Start of SOURCE MATERIAL

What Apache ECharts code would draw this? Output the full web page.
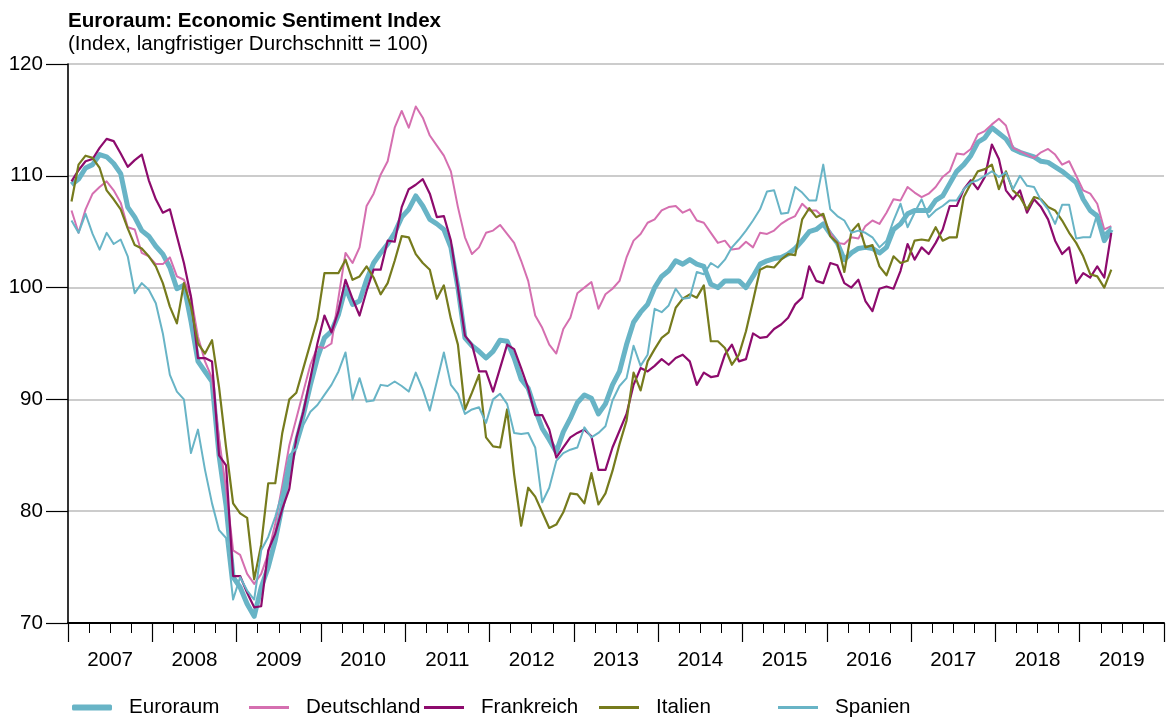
<!DOCTYPE html>
<html>
<head>
<meta charset="utf-8">
<title>Euroraum: Economic Sentiment Index</title>
<script src="https://cdn.jsdelivr.net/npm/echarts@6/dist/echarts.min.js"></script>
<style>
    html, body { margin: 0; padding: 0; background: #ffffff; }
    #chart { width: 1167px; height: 718px; }
</style>
</head>
<body>
<div id="chart"></div>
<script>
// monthly values, Jan 2007 .. May 2019
const yearLabels = ['2007', '2008', '2009', '2010', '2011', '2012', '2013',
    '2014', '2015', '2016', '2017', '2018', '2019'];
const yTicks = [70, 80, 90, 100, 110, 120];

const euroraum = [
    109.2, 109.7, 110.7, 111.0, 111.9, 111.7, 111.1, 110.2, 107.2, 106.3, 105.1, 104.6,
    103.7, 103.0, 101.8, 99.9, 100.2, 97.0, 93.4, 92.5, 91.6, 85.0, 80.5, 74.1,
    73.2, 71.7, 70.6, 73.2, 75.0, 77.4, 80.5, 83.8, 86.2, 88.6, 91.3, 93.7,
    95.5, 96.1, 97.6, 100.0, 98.5, 98.8, 100.7, 102.2, 103.1, 103.9, 104.9, 106.3,
    107.0, 108.2, 107.3, 106.1, 105.7, 105.2, 103.6, 100.0, 95.5, 94.8, 94.3, 93.7,
    94.3, 95.3, 95.2, 93.7, 91.8, 91.0, 89.1, 87.4, 86.4, 85.3, 87.1, 88.3,
    89.7, 90.4, 90.1, 88.7, 89.6, 91.3, 92.5, 94.9, 96.9, 97.8, 98.5, 100.0,
    101.0, 101.5, 102.4, 102.1, 102.5, 102.1, 101.9, 100.3, 100.0, 100.6, 100.6, 100.6,
    100.0, 101.0, 102.1, 102.4, 102.6, 102.7, 103.0, 103.5, 104.2, 105.0, 105.2, 105.7,
    104.8, 104.0, 102.5, 103.1, 103.5, 103.6, 103.5, 103.1, 103.6, 105.2, 105.7, 106.6,
    106.9, 106.9, 106.9, 107.8, 108.2, 109.3, 110.4, 111.0, 111.8, 113.0, 113.4, 114.3,
    113.8, 113.3, 112.4, 112.1, 111.9, 111.7, 111.3, 111.2, 110.8, 110.4, 109.9, 109.4,
    107.9, 106.9, 106.4, 104.2, 105.2
];
const deutschland = [
    106.9, 104.9, 107.0, 108.4, 109.0, 109.5, 108.7, 107.6, 105.4, 105.2, 103.1, 102.8,
    102.1, 102.1, 102.7, 101.0, 100.7, 99.2, 95.6, 93.4, 91.9, 86.5, 82.0, 76.5,
    76.1, 74.4, 73.5, 74.4, 76.2, 78.9, 82.3, 85.9, 88.3, 90.7, 93.1, 94.7,
    94.6, 95.0, 99.1, 103.1, 102.2, 103.6, 107.3, 108.4, 110.1, 111.3, 114.3, 115.8,
    114.3, 116.2, 115.2, 113.6, 112.7, 111.8, 110.4, 107.2, 104.5, 103.0, 103.6, 104.9,
    105.1, 105.6, 104.8, 104.0, 102.4, 100.6, 97.5, 96.4, 94.9, 94.1, 96.3, 97.3,
    99.5, 100.0, 100.5, 98.1, 99.4, 99.9, 100.6, 102.7, 104.2, 104.8, 105.8, 106.1,
    106.9, 107.2, 107.3, 106.7, 107.0, 106.0, 105.8, 104.9, 104.0, 104.2, 103.4, 103.5,
    104.1, 103.6, 104.9, 104.8, 105.1, 105.7, 106.1, 106.4, 107.5, 106.9, 106.9, 106.3,
    104.9, 104.0, 103.9, 104.5, 104.4, 105.5, 106.0, 105.7, 106.7, 107.9, 107.8, 109.0,
    108.5, 108.1, 108.4, 109.0, 109.9, 110.4, 112.0, 111.9, 112.4, 113.7, 114.0, 114.6,
    115.1, 114.5, 112.5, 112.2, 111.9, 111.6, 112.1, 112.4, 111.9, 111.0, 111.3, 110.0,
    108.7, 108.4, 107.5, 105.2, 105.5
];
const frankreich = [
    109.5, 110.5, 111.3, 111.5, 112.5, 113.3, 113.1, 112.0, 110.8, 111.4, 111.9, 109.6,
    107.9, 106.7, 107.0, 104.6, 102.2, 99.2, 93.7, 93.7, 93.4, 85.0, 84.1, 74.2,
    74.2, 72.7, 71.4, 71.5, 76.5, 78.0, 80.2, 82.0, 86.5, 88.9, 91.9, 95.0,
    97.5, 96.0, 97.9, 100.7, 99.0, 97.5, 99.7, 101.6, 101.6, 104.2, 104.1, 107.2,
    108.8, 109.2, 109.7, 108.4, 106.3, 106.4, 104.2, 100.0, 95.7, 94.9, 92.5, 92.5,
    90.7, 92.8, 94.9, 94.5, 92.8, 91.0, 88.6, 88.6, 87.3, 84.8, 85.7, 86.6,
    87.0, 87.3, 86.7, 83.7, 83.7, 85.7, 87.2, 88.7, 91.3, 92.8, 92.5, 93.0,
    93.6, 93.1, 93.7, 94.0, 93.4, 91.3, 92.4, 92.0, 92.1, 94.0, 94.9, 93.4,
    93.6, 95.9, 95.5, 95.6, 96.3, 96.7, 97.3, 98.5, 99.1, 101.9, 100.6, 100.4,
    102.2, 102.0, 100.4, 100.0, 100.7, 98.8, 97.9, 99.9, 100.1, 99.9, 101.5, 103.9,
    102.5, 103.6, 103.0, 104.0, 105.2, 107.3, 107.3, 108.8, 109.6, 108.8, 109.9, 112.8,
    111.5, 108.7, 107.9, 108.7, 106.7, 107.9, 107.2, 106.1, 104.2, 103.0, 103.6, 100.4,
    101.3, 100.9, 101.9, 100.9, 104.9
];
const italien = [
    107.7, 111.0, 111.8, 111.6, 110.7, 108.7, 107.9, 107.0, 105.3, 103.8, 103.5, 102.8,
    101.9, 100.4, 98.3, 96.8, 100.4, 98.3, 95.0, 94.1, 95.3, 91.1, 85.7, 80.7,
    79.8, 79.4, 73.9, 77.0, 82.5, 82.5, 87.0, 90.0, 90.6, 92.8, 95.0, 97.2,
    101.3, 101.3, 101.3, 102.5, 100.7, 101.0, 101.9, 100.9, 99.4, 100.4, 102.4, 104.6,
    104.5, 103.0, 102.2, 101.6, 99.0, 100.2, 97.2, 94.9, 89.1, 90.6, 92.2, 86.6,
    85.8, 85.7, 89.1, 83.3, 78.7, 82.1, 81.3, 79.9, 78.5, 78.8, 79.9, 81.6,
    81.5, 80.7, 83.4, 80.6, 81.6, 83.6, 86.0, 88.1, 92.4, 90.8, 93.4, 94.5,
    95.5, 96.0, 98.2, 99.0, 99.4, 99.1, 100.2, 95.2, 95.2, 94.6, 93.1, 94.0,
    96.1, 98.8, 101.6, 101.9, 101.8, 102.5, 103.0, 102.9, 106.1, 107.1, 106.3, 106.6,
    104.6, 104.0, 101.4, 105.0, 105.7, 103.6, 103.8, 101.9, 101.1, 102.8, 102.2, 102.4,
    104.2, 104.3, 104.2, 105.4, 104.2, 104.5, 104.5, 108.1, 109.3, 110.4, 110.6, 111.0,
    108.8, 110.4, 108.7, 108.1, 107.0, 108.1, 107.9, 107.2, 106.9, 106.0, 104.9, 104.0,
    102.8, 101.2, 101.0, 100.0, 101.6
];
const spanien = [
    106.0, 104.9, 106.6, 104.8, 103.4, 104.9, 103.9, 104.3, 102.8, 99.5, 100.4, 99.8,
    98.6, 95.9, 92.2, 90.7, 90.0, 85.2, 87.3, 83.7, 80.7, 78.3, 77.6, 72.1,
    74.1, 72.9, 72.1, 76.5, 77.7, 79.5, 81.7, 85.0, 85.6, 87.7, 88.9, 89.5,
    90.4, 91.3, 92.5, 94.2, 90.0, 91.9, 89.8, 89.9, 91.3, 91.2, 91.6, 91.2,
    90.7, 92.4, 90.9, 89.0, 91.6, 94.2, 91.3, 90.5, 88.7, 89.1, 89.3, 87.9,
    90.0, 90.5, 89.6, 87.0, 86.9, 87.0, 85.7, 80.8, 82.1, 84.5, 85.2, 85.5,
    85.7, 87.5, 86.6, 87.0, 87.6, 89.9, 91.2, 91.9, 94.8, 93.0, 94.0, 98.1,
    97.8, 98.4, 99.9, 99.0, 99.1, 101.4, 101.2, 102.2, 101.8, 102.5, 103.6, 104.3,
    105.1, 106.0, 107.0, 108.6, 108.7, 106.6, 106.7, 109.0, 108.5, 107.8, 107.8, 111.0,
    107.0, 106.4, 106.0, 104.9, 105.1, 104.9, 104.5, 103.6, 104.2, 106.0, 107.5, 105.4,
    106.7, 107.9, 106.3, 106.9, 107.3, 107.8, 107.8, 108.8, 109.4, 109.6, 110.0, 110.4,
    109.9, 110.3, 108.8, 110.0, 109.1, 109.0, 107.8, 107.0, 105.7, 107.4, 107.4, 104.4,
    104.5, 104.5, 106.6, 104.8, 105.4
];

const FONT = 'Liberation Sans, Arial, Helvetica, sans-serif';
const FONT_SIZE = 20.6;
const colors = {
    euroraum: '#68b4c6',
    deutschland: '#d56fb0',
    frankreich: '#8d0b6d',
    italien: '#767b1d',
    spanien: '#68b4c6'
};

// month i sits in the middle of its slot on a 0..156 month axis
function toPoints(values) {
    return values.map((v, i) => [i + 0.5, v]);
}

function line_item(name, values, color, width) {
    return {
        type: 'line',
        name: name,
        data: toPoints(values),
        showSymbol: false,
        symbol: 'none',
        xAxisIndex: 0,
        yAxisIndex: 0,
        lineStyle: {color: color, width: width, join: 'round'},
        itemStyle: {color: color},
        emphasis: {disabled: true}
    };
}

function legend_item(name, left, thick) {
    return {
        data: [{name: name, icon: thick ? 'roundRect' : 'rect'}],
        left: left,
        top: 692,
        itemWidth: 40,
        itemHeight: thick ? 6 : 3,
        selectedMode: false,
        textStyle: {fontFamily: FONT, fontSize: FONT_SIZE, color: '#000', padding: [0, 0, 0, 12]}
    };
}

const chart = echarts.init(document.getElementById('chart'), null, {renderer: 'canvas'});

chart.setOption({
    animation: false,
    backgroundColor: '#ffffff',
    title: {
        text: 'Euroraum: Economic Sentiment Index',
        subtext: '(Index, langfristiger Durchschnitt = 100)',
        left: 63,
        top: 6,
        itemGap: 2,
        textStyle: {fontFamily: FONT, fontSize: FONT_SIZE, fontWeight: 'bold', color: '#000'},
        subtextStyle: {fontFamily: FONT, fontSize: FONT_SIZE, color: '#000'}
    },
    legend: [
        legend_item('Euroraum', 67, true),
        legend_item('Deutschland', 244),
        legend_item('Frankreich', 419),
        legend_item('Italien', 594),
        legend_item('Spanien', 773)
    ],
    grid: {left: 68, right: 0, top: 64, bottom: 95, containLabel: false},
    xAxis: [{
        type: 'value',
        min: 0,
        max: 156,
        interval: 12,
        axisLine: {show: true, lineStyle: {color: '#000', width: 2}},
        axisTick: {show: true, length: 19, lineStyle: {color: '#000', width: 1.2}},
        minorTick: {show: true, splitNumber: 4, length: 10, lineStyle: {color: '#000', width: 1}},
        axisLabel: {show: false},
        splitLine: {show: false}
    }, {
        type: 'value',
        min: 0,
        max: 156,
        interval: 6,
        position: 'bottom',
        axisLine: {show: false},
        axisTick: {show: false},
        splitLine: {show: false},
        axisLabel: {
            show: true,
            margin: 27,
            fontFamily: FONT,
            fontSize: FONT_SIZE,
            color: '#000',
            formatter: function (v) {
                return v % 12 === 6 ? yearLabels[(v - 6) / 12] : '';
            }
        }
    }],
    yAxis: {
        type: 'value',
        min: yTicks[0],
        max: yTicks[yTicks.length - 1],
        interval: 10,
        axisLine: {show: true, lineStyle: {color: '#000', width: 1.6}},
        axisTick: {show: true, length: 22, lineStyle: {color: '#000', width: 1.2}},
        axisLabel: {margin: 25, fontFamily: FONT, fontSize: FONT_SIZE, color: '#000'},
        splitLine: {show: true, lineStyle: {color: '#cccccc', width: 2}}
    },
    series: [
        line_item('Euroraum', euroraum, colors.euroraum, 5),
        line_item('Deutschland', deutschland, colors.deutschland, 2),
        line_item('Frankreich', frankreich, colors.frankreich, 2.2),
        line_item('Italien', italien, colors.italien, 2.2),
        line_item('Spanien', spanien, colors.spanien, 2)
    ]
});
</script>
</body>
</html>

End of SOURCE MATERIAL

* WHAT YOU WILL DO
Omit the pictures, then repeat exactly each line from the beginning of the listing through the line with "const yTicks = [70, 80, 90, 100, 110, 120];".

* EXERCISE RESULT
What Apache ECharts code would draw this? Output the full web page.
<!DOCTYPE html>
<html>
<head>
<meta charset="utf-8">
<title>Euroraum: Economic Sentiment Index</title>
<script src="https://cdn.jsdelivr.net/npm/echarts@6/dist/echarts.min.js"></script>
<style>
    html, body { margin: 0; padding: 0; background: #ffffff; }
    #chart { width: 1167px; height: 718px; }
</style>
</head>
<body>
<div id="chart"></div>
<script>
// monthly values, Jan 2007 .. May 2019
const yearLabels = ['2007', '2008', '2009', '2010', '2011', '2012', '2013',
    '2014', '2015', '2016', '2017', '2018', '2019'];
const yTicks = [70, 80, 90, 100, 110, 120];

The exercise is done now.